Dans son article, Sandy De Groote conclut en ces termes : « Étant donné que les revues en Open Access font maintenant partie du paysage en mutation de la communication académique, il est surprenant de constater que les revues en OA ne sont pas plus nombreuses à exploiter les avantages potentiels offerts par la technologie du Web 2.0 ».
De nouveaux indices bibliométriques ?
Il est frappant de constater que 40% des revues traditionnelles possédant un compte Twitter n’ont pas affiché de lien vers leur compte sur la page d’accueil de leur site web. Cela pourrait signifier que certains éditeurs ne comprennent pas toujours la manière dont les médias sociaux devraient être utilisés et les avantages qu’ils pourraient en tirer, à moins que cela ne soit dû au fait qu’ils craignent de véhiculer une image moins sérieuse en montrant qu’ils utilisent les médias sociaux.

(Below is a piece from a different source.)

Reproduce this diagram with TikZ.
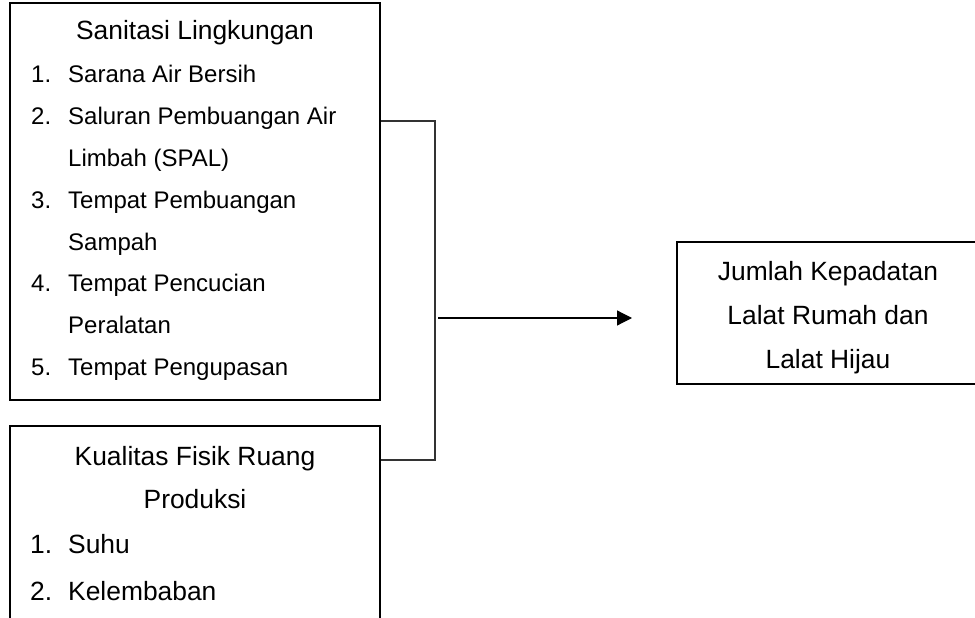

Le but des auteurs est de diffuser leurs résultats pour être cités par d’autres auteurs. « Une étude a montré qu’il existait une corrélation entre le nombre de tweets et le nombre de fois où l’article avait été téléchargé (Puustinen and Edwards, 2012). Une autre étude a révélé que le nombre de tweets pouvait prédire l’impact futur de la revue en termes de citations dans d’autres articles (Eysenbach, 2011) », écrit Sandy De Groote dans son étude.
Certains éditeurs sont devenus très bons en communication 2.0. Les billets du blog de Nature ont une grande visibilité. Ils sont largement diffusés à travers les médias sociaux, et les actions telles que l’organisation de vidéoconférences ou de discussions en chat avec les auteurs d’études sont très utiles pour élargir l’accès du public aux sciences. De plus, ces médias accélèrent la diffusion des résultats entre les scientifiques à travers le monde entier, y compris dans les pays en développement.

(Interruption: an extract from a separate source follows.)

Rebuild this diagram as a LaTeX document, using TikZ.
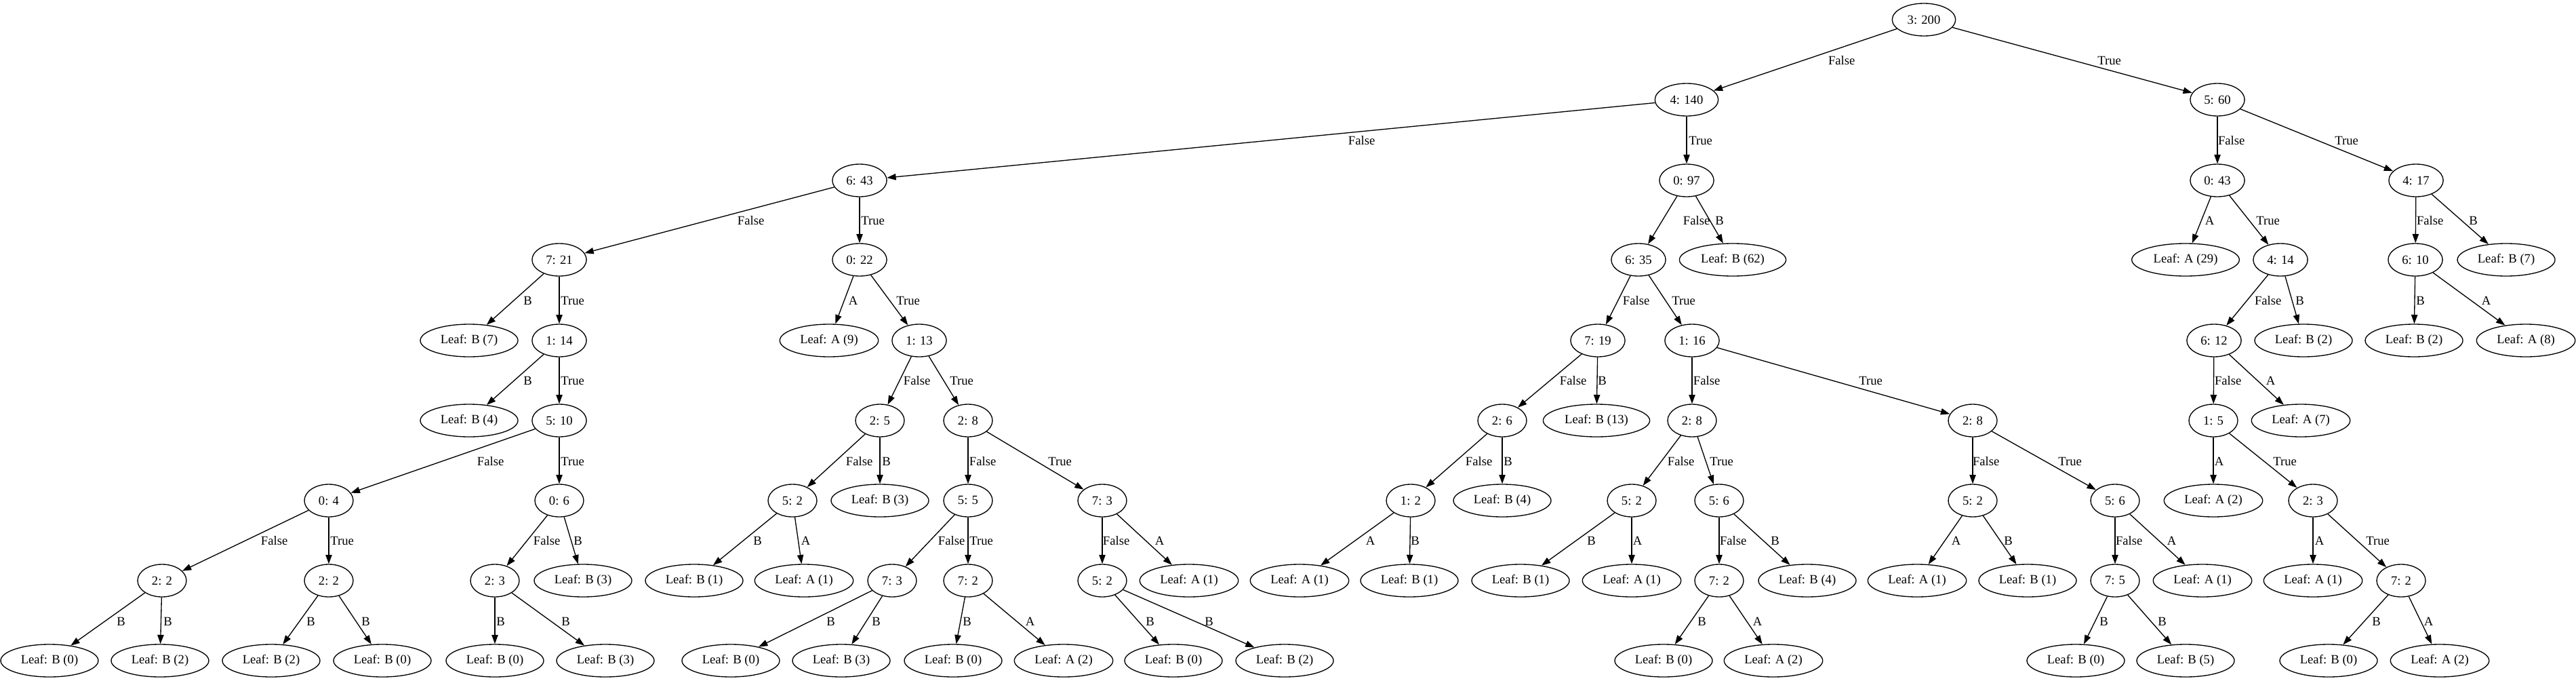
\documentclass[tikz,border=0pt]{standalone}
\usepackage{fontspec}
\setmainfont{Liberation Serif}
\usetikzlibrary{arrows.meta,shapes.geometric}
\tikzset{
  tnode/.style={draw, ellipse, line width=1pt, minimum height=36pt, minimum width=54pt,
    inner xsep=6.5pt, inner ysep=0pt, font=\fontsize{14}{16}\selectfont},
  edge/.style={draw, line width=1pt, -{Triangle[length=10pt,width=7pt]}},
  lbl/.style={inner sep=0pt, xshift=2pt, font=\fontsize{14}{16}\selectfont}
}
\newcommand\E[5]{\draw[edge] (#1) -- (#2); \node[lbl] (l#2) at (#4,#5) {#3};}
\begin{document}
\begin{tikzpicture}[x=0.75pt,y=-0.75pt]
\useasboundingbox (0,0) rectangle (3800,1003);
% level 0
\node[tnode] (r) at (2838,29) {3: 200};
% level 1
\node[tnode] (n1) at (2488,147) {4: 140};
\node[tnode] (n2) at (3271,147) {5: 60};
% level 2
\node[tnode] (n11) at (1268,266) {6: 43};
\node[tnode] (n12) at (2488,266) {0: 97};
\node[tnode] (n21) at (3271,266) {0: 43};
\node[tnode] (n22) at (3564,266) {4: 17};
% level 3
\node[tnode] (n111) at (825,383) {7: 21};
\node[tnode] (n112) at (1268,383) {0: 22};
\node[tnode] (n121) at (2417,383) {6: 35};
\node[tnode] (n122) at (2556,383) {Leaf: B (62)};
\node[tnode] (n211) at (3224,383) {Leaf: A (29)};
\node[tnode] (n212) at (3364,383) {4: 14};
\node[tnode] (n221) at (3563,383) {6: 10};
\node[tnode] (n222) at (3697,383) {Leaf: B (7)};
% level 4
\node[tnode] (n1111) at (692,502) {Leaf: B (7)};
\node[tnode] (n1112) at (825,502) {1: 14};
\node[tnode] (n1121) at (1223,502) {Leaf: A (9)};
\node[tnode] (n1122) at (1356,502) {1: 13};
\node[tnode] (n1211) at (2357,502) {7: 19};
\node[tnode] (n1212) at (2496,502) {1: 16};
\node[tnode] (n2121) at (3266,502) {6: 12};
\node[tnode] (n2122) at (3398,502) {Leaf: B (2)};
\node[tnode] (n2211) at (3561,502) {Leaf: B (2)};
\node[tnode] (n2212) at (3726,502) {Leaf: A (8)};
% level 5
\node[tnode] (n11121) at (692,620) {Leaf: B (4)};
\node[tnode] (n11122) at (825,620) {5: 10};
\node[tnode] (n11221) at (1298,620) {2: 5};
\node[tnode] (n11222) at (1428,620) {2: 8};
\node[tnode] (n12111) at (2216,620) {2: 6};
\node[tnode] (n12112) at (2355,620) {Leaf: B (13)};
\node[tnode] (n12121) at (2496,620) {2: 8};
\node[tnode] (n12122) at (2910,620) {2: 8};
\node[tnode] (n21211) at (3265,620) {1: 5};
\node[tnode] (n21212) at (3394,620) {Leaf: A (7)};
% level 6
\node[tnode] (a1) at (485,738) {0: 4};
\node[tnode] (a2) at (825,738) {0: 6};
\node[tnode] (b1) at (1169,738) {5: 2};
\node[tnode] (b2) at (1298,738) {Leaf: B (3)};
\node[tnode] (c1) at (1428,738) {5: 5};
\node[tnode] (c2) at (1626,738) {7: 3};
\node[tnode] (d1) at (2081,738) {1: 2};
\node[tnode] (d2) at (2216,738) {Leaf: B (4)};
\node[tnode] (e1) at (2407,738) {5: 2};
\node[tnode] (e2) at (2536,738) {5: 6};
\node[tnode] (f1) at (2910,738) {5: 2};
\node[tnode] (f2) at (3120,738) {5: 6};
\node[tnode] (g1) at (3265,738) {Leaf: A (2)};
\node[tnode] (g2) at (3412,738) {2: 3};
% level 7
\node[tnode] (a11) at (239,856) {2: 2};
\node[tnode] (a12) at (485,856) {2: 2};
\node[tnode] (a21) at (730,856) {2: 3};
\node[tnode] (a22) at (860,856) {Leaf: B (3)};
\node[tnode] (b11) at (1024,856) {Leaf: B (1)};
\node[tnode] (b12) at (1186,856) {Leaf: A (1)};
\node[tnode] (c11) at (1316,856) {7: 3};
\node[tnode] (c12) at (1428,856) {7: 2};
\node[tnode] (c21) at (1626,856) {5: 2};
\node[tnode] (c22) at (1754,856) {Leaf: A (1)};
\node[tnode] (d11) at (1917,856) {Leaf: A (1)};
\node[tnode] (d12) at (2079,856) {Leaf: B (1)};
\node[tnode] (e11) at (2243,856) {Leaf: B (1)};
\node[tnode] (e12) at (2407,856) {Leaf: A (1)};
\node[tnode] (e21) at (2536,856) {7: 2};
\node[tnode] (e22) at (2666,856) {Leaf: B (4)};
\node[tnode] (f11) at (2828,856) {Leaf: A (1)};
\node[tnode] (f12) at (2991,856) {Leaf: B (1)};
\node[tnode] (f21) at (3120,856) {7: 5};
\node[tnode] (f22) at (3249,856) {Leaf: A (1)};
\node[tnode] (g21) at (3412,856) {Leaf: A (1)};
\node[tnode] (g22) at (3542,856) {7: 2};
% level 8
\node[tnode] (a111) at (73,974) {Leaf: B (0)};
\node[tnode] (a112) at (236,974) {Leaf: B (2)};
\node[tnode] (a121) at (400,974) {Leaf: B (2)};
\node[tnode] (a122) at (564,974) {Leaf: B (0)};
\node[tnode] (a211) at (730,974) {Leaf: B (0)};
\node[tnode] (a212) at (893,974) {Leaf: B (3)};
\node[tnode] (c111) at (1078,974) {Leaf: B (0)};
\node[tnode] (c112) at (1241,974) {Leaf: B (3)};
\node[tnode] (c121) at (1406,974) {Leaf: B (0)};
\node[tnode] (c122) at (1569,974) {Leaf: A (2)};
\node[tnode] (c211) at (1731,974) {Leaf: B (0)};
\node[tnode] (c212) at (1895,974) {Leaf: B (2)};
\node[tnode] (e211) at (2454,974) {Leaf: B (0)};
\node[tnode] (e212) at (2616,974) {Leaf: A (2)};
\node[tnode] (f211) at (3062,974) {Leaf: B (0)};
\node[tnode] (f212) at (3224,974) {Leaf: B (5)};
\node[tnode] (g221) at (3435,974) {Leaf: B (0)};
\node[tnode] (g222) at (3599,974) {Leaf: A (2)};
% edges 0-1
\E{r}{n1}{False}{2714}{89}
\E{r}{n2}{True}{3109}{89}
% edges 1-2
\E{n1}{n11}{False}{2006}{207}
\E{n1}{n12}{True}{2506}{207}
\E{n2}{n21}{False}{3289}{207}
\E{n2}{n22}{True}{3459}{207}
% edges 2-3
\E{n11}{n111}{False}{1105}{325}
\E{n11}{n112}{True}{1285}{325}
\E{n12}{n121}{False}{2500}{325}
\E{n12}{n122}{B}{2534}{325}
\E{n21}{n211}{A}{3257}{325}
\E{n21}{n212}{True}{3343}{325}
\E{n22}{n221}{False}{3582}{325}
\E{n22}{n222}{B}{3646}{325}
% edges 3-4
\E{n111}{n1111}{B}{776}{443}
\E{n111}{n1112}{True}{842}{443}
\E{n112}{n1121}{A}{1256}{443}
\E{n112}{n1122}{True}{1337}{443}
\E{n121}{n1211}{False}{2411}{443}
\E{n121}{n1212}{True}{2481}{443}
\E{n212}{n2121}{False}{3343}{443}
\E{n212}{n2122}{B}{3390}{443}
\E{n221}{n2211}{B}{3568}{443}
\E{n221}{n2212}{A}{3665}{443}
% edges 4-5
\E{n1112}{n11121}{B}{776}{561}
\E{n1112}{n11122}{True}{842}{561}
\E{n1122}{n11221}{False}{1350}{561}
\E{n1122}{n11222}{True}{1416}{561}
\E{n1211}{n12111}{False}{2318}{561}
\E{n1211}{n12112}{B}{2361}{561}
\E{n1212}{n12121}{False}{2515}{561}
\E{n1212}{n12122}{True}{2757}{561}
\E{n2121}{n21211}{False}{3284}{561}
\E{n2121}{n21212}{A}{3347}{561}
% edges 5-6
\E{n11122}{a1}{False}{721}{680}
\E{n11122}{a2}{True}{842}{680}
\E{n11221}{b1}{False}{1265}{680}
\E{n11221}{b2}{B}{1305}{680}
\E{n11222}{c1}{False}{1447}{680}
\E{n11222}{c2}{True}{1561}{680}
\E{n12111}{d1}{False}{2179}{680}
\E{n12111}{d2}{B}{2222}{680}
\E{n12121}{e1}{False}{2477}{680}
\E{n12121}{e2}{True}{2537}{680}
\E{n12122}{f1}{False}{2927}{680}
\E{n12122}{f2}{True}{3051}{680}
\E{n21211}{g1}{A}{3271}{680}
\E{n21211}{g2}{True}{3368}{680}
% edges 6-7
\E{a1}{a11}{False}{402}{797}
\E{a1}{a12}{True}{502}{797}
\E{a2}{a21}{False}{804}{797}
\E{a2}{a22}{B}{850}{797}
\E{b1}{b11}{B}{1115}{797}
\E{b1}{b12}{A}{1186}{797}
\E{c1}{c11}{False}{1401}{797}
\E{c1}{c12}{True}{1445}{797}
\E{c2}{c21}{False}{1644}{797}
\E{c2}{c22}{A}{1708}{797}
\E{d1}{d11}{A}{2019}{797}
\E{d1}{d12}{B}{2085}{797}
\E{e1}{e11}{B}{2345}{797}
\E{e1}{e12}{A}{2413}{797}
\E{e2}{e21}{False}{2554}{797}
\E{e2}{e22}{B}{2616}{797}
\E{f1}{f11}{A}{2883}{797}
\E{f1}{f12}{B}{2960}{797}
\E{f2}{f21}{False}{3138}{797}
\E{f2}{f22}{A}{3201}{797}
\E{g2}{g21}{A}{3419}{797}
\E{g2}{g22}{True}{3505}{797}
% edges 7-8
\E{a11}{a111}{B}{176}{916}
\E{a11}{a112}{B}{245}{916}
\E{a12}{a121}{B}{456}{916}
\E{a12}{a122}{B}{537}{916}
\E{a21}{a211}{B}{736}{916}
\E{a21}{a212}{B}{832}{916}
\E{c11}{c111}{B}{1223}{916}
\E{c11}{c112}{B}{1290}{916}
\E{c12}{c121}{B}{1424}{916}
\E{c12}{c122}{A}{1517}{916}
\E{c21}{c211}{B}{1694}{916}
\E{c21}{c212}{B}{1781}{916}
\E{e21}{e211}{B}{2508}{916}
\E{e21}{e212}{A}{2590}{916}
\E{f21}{f211}{B}{3101}{916}
\E{f21}{f212}{B}{3187}{916}
\E{g22}{g221}{B}{3503}{916}
\E{g22}{g222}{A}{3580}{916}
\end{tikzpicture}
\end{document}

Comment peut-on aider les éditeurs à mieux prendre conscience de ces avantages ? L’impact du Web 2.0 pourrait être déjà être mesuré par de nouveaux paramètres afin de quantifier la valeur ajoutée. « Certains éditeurs comme PLoS », explique Sandy De Groote, « ont commencé à suivre les paramètres d’impact au-delà de la simple comptabilisation du nombre de citations et ont développé un logiciel qui comptabilisera le nombre de fois qu’un article a été partagé en ayant recours aux outils de réseaux sociaux ». Si le leader de l’Open Access commence à prendre en compte l’impact des médias sociaux, les autres pourraient bientôt suivre. CitedIn, altmetric (500 dollars par mois et par chercheur) et total-impact sont trois nouveaux outils qui offrent de telles méthodes bibliométriques. L’avenir nous dira comment évoluera l’évaluation des résultats scientifiques et des chercheurs scientifiques, mais il se pourrait bien qu’elle soit étroitement liée à Facebook, Twitter, ou d’autres médias du Web 2.0 utilisés par les scientifiques. Bien sûr, comme dans n’importe quelle grande avancée, il existe un risque à ce que l’association des médias sociaux à la publication scientifique soit détournée ou mal utilisée, mais le jeu en vaut amplement la chandelle.